La storia e l’archeologia ci mostrano come culture e civiltà avanzate vennero sopraffatte e ridotte al silenzio da incontenibili espansioni di domini barbarici. E il fenomeno si ripete. Anche in questo caso l’integrazione non può prescindere da un rapporto numerico fra i soggetti interessati e non solo dal raffronto qualitativo dei relativi livelli di civiltà. In una società civile i processi di cambiamento, di qualsiasi tipo e origine, immigrazione compresa, si governano nell’ambito di una partecipata condivisione democratica, ma non si subiscono.
Tornando però ad una riflessione esplicitata all’inizio, circa il danno che deriva dal chiamare una cosa qualsiasi col nome sbagliato o strumentalizzato a scopi ideologici, vorrei concludere richiamando l’attenzione sull’aspetto più inaccettabile e pericoloso della questione.
Lo slogan della “Milano meticcia” vorrebbe sottolineare la realtà multietnica complessa della metropoli lombarda, dovuta ad un’immigrazione che si vuole far accettare, ma non governare, ad onta dei problemi che comporta.
Per ignoranza linguistica, scarsa chiarezza concettuale e connessi limiti culturali, finisce però per esaltare il “meticciato”, termine intrinsecamente razziale e pure improprio, come se fosse una condizione umana o sociale implicitamente preferibile, per non dire migliore, o superiore, rispetto a ciò che meticciato non è. Esaltarlo come migliore è l’errore peggiore: è una valutazione razzista.

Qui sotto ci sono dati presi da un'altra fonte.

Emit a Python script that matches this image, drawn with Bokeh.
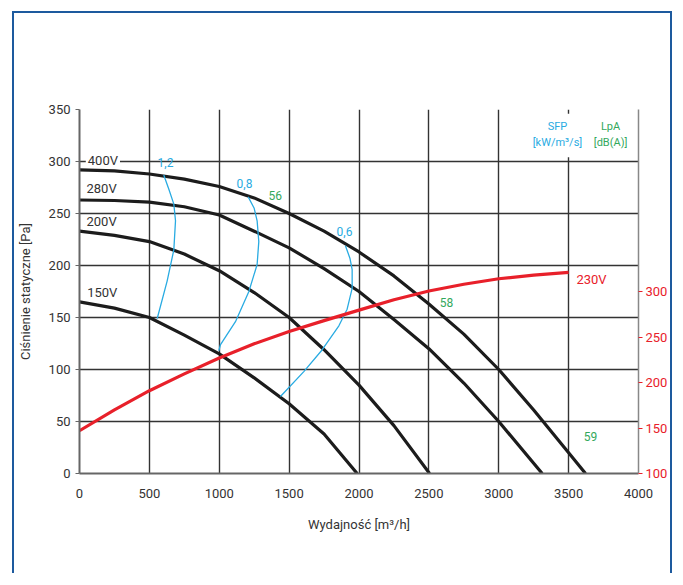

Purtroppo ho sentito esaltare il “meticciato” umano anche da presunti intellettuali, sedicenti progressisti. Il che fa pensare che il razzismo, anche quello non percepito o inconscio, non abbia colore politico, oppure che ce ne sia purtroppo d’ogni colore. Credo che ne abbiamo tutti abbastanza di “razze elette” o di superiori razze “pure”. O implicitamente “preferibili” se meticce. L’umanità non ha razze. Una riflessione che non dovrebbe richiedere ulteriori chiarimenti, rivolta anzitutto al mondo della scuola, come del resto ad ogni ambito civile del vivere umano.